Le modèles de réussite sociale qui prend de l’ampleur de nos jours et qui est propagé par Internet et les réseaux sociaux fait la part belle à la vénalité, à la superficialité, à la dépravation des mœurs, à la facilité, aux apparences. Malheureusement il y a lieu de relever que ce nouveau modèle de réussite sociale fondé sur l’exaltation de l’avoir au détriment de l’être et de la valeur conduit inévitablement à la déshumanisation, à la chosification de l’humain, à la décadence et au chaos d’une société privée de repères positifs, sans valeurs, sans foi ni loi. Internet et les réseaux sociaux se présentent ainsi comme une jungle où se côtoient le meilleur et le pire, les informations utiles et éducatives, comme les futiles et nocives. Il apparaît donc indispensable, voire vital pour l’internaute, de faire preuve d’esprit critique, de sagesse et de discernement, afin de séparer le bon grain de l’ivraie, de promouvoir l’utile et de se détourner des contenus futiles et trompeurs, facteurs d’abrutissement des citoyens.
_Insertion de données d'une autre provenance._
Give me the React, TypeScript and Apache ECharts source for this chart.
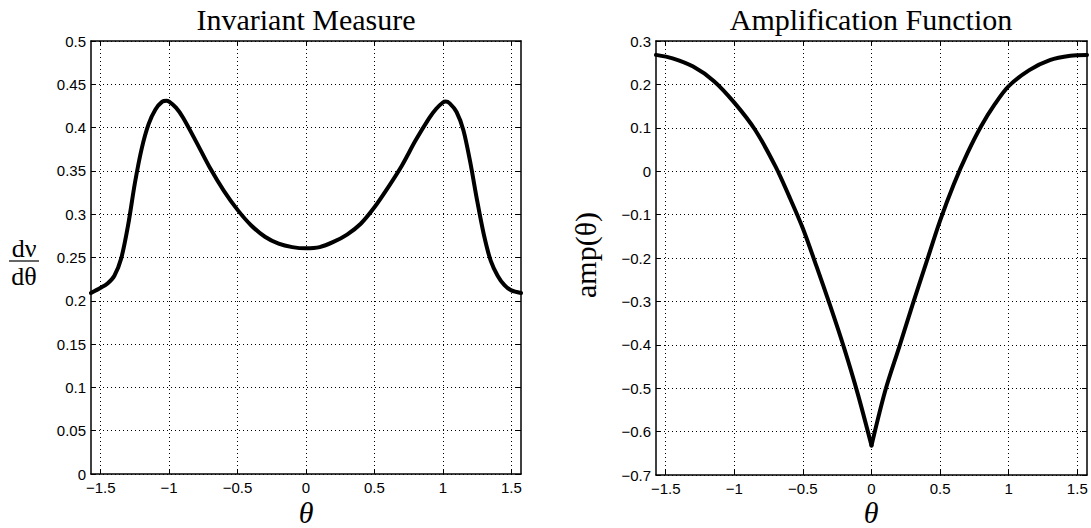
import React, { useEffect, useRef } from "react";
import * as echarts from "echarts";

const HALF_PI = Math.PI / 2;
const xTicks = [-1.5, -1, -0.5, 0, 0.5, 1, 1.5];

const titles = ["Invariant Measure", "Amplification Function"];

// Invariant measure dν/dθ
const measureTheta = [
  -1.5708, -1.5, -1.45, -1.4, -1.35, -1.3, -1.25, -1.2, -1.15, -1.1, -1.05, -1.02, -1.0,
  -0.95, -0.9, -0.8, -0.7, -0.6, -0.5, -0.4, -0.3, -0.2, -0.1, 0,
  0.1, 0.2, 0.3, 0.4, 0.5, 0.6, 0.7, 0.8, 0.9, 0.95, 1.0, 1.02, 1.05, 1.1, 1.15, 1.2,
  1.25, 1.3, 1.35, 1.4, 1.45, 1.5, 1.5708,
];
const measureValue = [
  0.209, 0.215, 0.22, 0.229, 0.249, 0.287, 0.336, 0.376, 0.404, 0.421, 0.43, 0.431, 0.43,
  0.423, 0.412, 0.383, 0.353, 0.327, 0.305, 0.287, 0.274, 0.266, 0.262, 0.2606,
  0.262, 0.268, 0.2765, 0.289, 0.308, 0.331, 0.356, 0.385, 0.411, 0.4215, 0.429, 0.43,
  0.428, 0.418, 0.397, 0.36, 0.316, 0.276, 0.246, 0.229, 0.218, 0.212, 0.209,
];

// Amplification function amp(θ), split at the cusp θ = 0
const ampThetaLeft = [
  -1.5708, -1.45, -1.3, -1.15, -1.0, -0.85, -0.7, -0.6, -0.5, -0.4, -0.3, -0.2, -0.1, 0,
];
const ampValueLeft = [
  0.268, 0.26, 0.241, 0.208, 0.158, 0.096, 0.011, -0.058, -0.132, -0.22, -0.311, -0.407,
  -0.513, -0.632,
];
const ampThetaRight = [
  0, 0.1, 0.2, 0.3, 0.4, 0.5, 0.6, 0.7, 0.8, 0.9, 1.0, 1.15, 1.3, 1.45, 1.5708,
];
const ampValueRight = [
  -0.632, -0.506, -0.407, -0.307, -0.21, -0.114, -0.03, 0.042, 0.104, 0.155, 0.196,
  0.233, 0.256, 0.266, 0.268,
];

const pairs = (xs: number[], ys: number[]) => xs.map((x, i) => [x, ys[i]]);

const SANS = '"Liberation Sans", Arial, Helvetica, sans-serif';
const SERIF = '"Liberation Serif", "Times New Roman", serif';

const fmt = (v: number) => {
  const n = Number(Number(v).toFixed(3));
  return String(n).replace("-", "\u2212");
};

const dotted = { color: "#000", width: 1, type: [1, 3] as any };

function xAxes(gridIndex: number) {
  const common = {
    gridIndex,
    type: "value",
    min: -HALF_PI,
    max: HALF_PI,
    axisLine: { show: true, onZero: false, lineStyle: { color: "#000", width: 1.5 } },
  };
  return [
    {
      ...common,
      position: "bottom",
      axisTick: { show: true, inside: true, length: 5, customValues: xTicks, lineStyle: { color: "#000", width: 1 } },
      axisLabel: { show: true, customValues: xTicks, formatter: fmt, color: "#000", fontFamily: SANS, fontSize: 15, margin: 6 },
      splitLine: { show: true, lineStyle: dotted },
    },
    {
      ...common,
      position: "top",
      axisTick: { show: true, inside: true, length: 5, customValues: xTicks, lineStyle: { color: "#000", width: 1 } },
      axisLabel: { show: false },
      splitLine: { show: false },
    },
  ];
}

function yAxes(gridIndex: number, min: number, max: number, interval: number) {
  const common = {
    gridIndex,
    type: "value",
    min,
    max,
    interval,
    axisLine: { show: true, onZero: false, lineStyle: { color: "#000", width: 1.5 } },
    axisTick: { show: true, inside: true, length: 5, lineStyle: { color: "#000", width: 1 } },
  };
  return [
    {
      ...common,
      position: "left",
      axisLabel: { show: true, formatter: fmt, color: "#000", fontFamily: SANS, fontSize: 15, margin: 5 },
      splitLine: { show: true, lineStyle: dotted },
    },
    {
      ...common,
      position: "right",
      axisLabel: { show: false },
      splitLine: { show: false },
    },
  ];
}

export default function App() {
  const ref = useRef<HTMLDivElement>(null);
  useEffect(() => {
    if (!ref.current) return;
    const chart = echarts.init(ref.current, null, { renderer: "svg" });
    const lineStyle = { color: "#000", width: 4, cap: "round", join: "round" };
    const lineSeries = (xi: number, data: number[][]) => ({
      type: "line",
      xAxisIndex: xi,
      yAxisIndex: xi,
      data,
      showSymbol: false,
      smooth: 0.3,
      lineStyle,
    });
    chart.setOption({
      animation: false,
      backgroundColor: "#fff",
      grid: [
        { left: 91, top: 41, width: 430, height: 433 },
        { left: 656, top: 41, width: 431, height: 434 },
      ],
      xAxis: [...xAxes(0), ...xAxes(1)],
      yAxis: [...yAxes(0, 0, 0.5, 0.05), ...yAxes(1, -0.7, 0.3, 0.1)],
      series: [
        lineSeries(0, pairs(measureTheta, measureValue)),
        lineSeries(2, pairs(ampThetaLeft, ampValueLeft)),
        lineSeries(2, pairs(ampThetaRight, ampValueRight)),
      ],
      graphic: [
        {
          type: "text",
          x: 306,
          y: 19,
          style: { text: titles[0], font: `30px ${SERIF}`, fill: "#000", textAlign: "center", textVerticalAlign: "middle" },
        },
        {
          type: "text",
          x: 871,
          y: 19,
          style: { text: titles[1], font: `30px ${SERIF}`, fill: "#000", textAlign: "center", textVerticalAlign: "middle" },
        },
        {
          type: "text",
          x: 306,
          y: 512,
          style: { text: "θ", font: `italic 30px ${SERIF}`, fill: "#000", textAlign: "center", textVerticalAlign: "middle" },
        },
        {
          type: "text",
          x: 871,
          y: 512,
          style: { text: "θ", font: `italic 30px ${SERIF}`, fill: "#000", textAlign: "center", textVerticalAlign: "middle" },
        },
        {
          type: "text",
          x: 24,
          y: 248,
          style: { text: "dν", font: `26px ${SERIF}`, fill: "#000", textAlign: "center", textVerticalAlign: "middle" },
        },
        {
          type: "line",
          shape: { x1: 9, y1: 261, x2: 39, y2: 261 },
          style: { stroke: "#000", lineWidth: 1.2 },
        },
        {
          type: "text",
          x: 24,
          y: 276,
          style: { text: "dθ", font: `26px ${SERIF}`, fill: "#000", textAlign: "center", textVerticalAlign: "middle" },
        },
        {
          type: "text",
          x: 585,
          y: 255,
          rotation: Math.PI / 2,
          style: { text: "amp(θ)", font: `30px ${SERIF}`, fill: "#000", textAlign: "center", textVerticalAlign: "middle" },
        },
      ],
    });
    return () => chart.dispose();
  }, []);
  return <div ref={ref} style={{ position: "fixed", left: 0, top: 0, width: 1091, height: 528 }} />;
}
A cet effet, les leaders d’opinion, les têtes de proue de ce phénomène d’influenceur, les ONG, les pouvoirs publics chargés des affaires sociales, de la femme et de la famille, de la formation professionnelle et de l’éducation des masses, sont interpellés au sujet du renforcement du contrôle des contenus produits par les influenceurs(ses) du Web, non seulement par l’intensification de la coercition, mais aussi par la sensibilisation et l’éducation aux valeurs humaines et sociales fondamentales.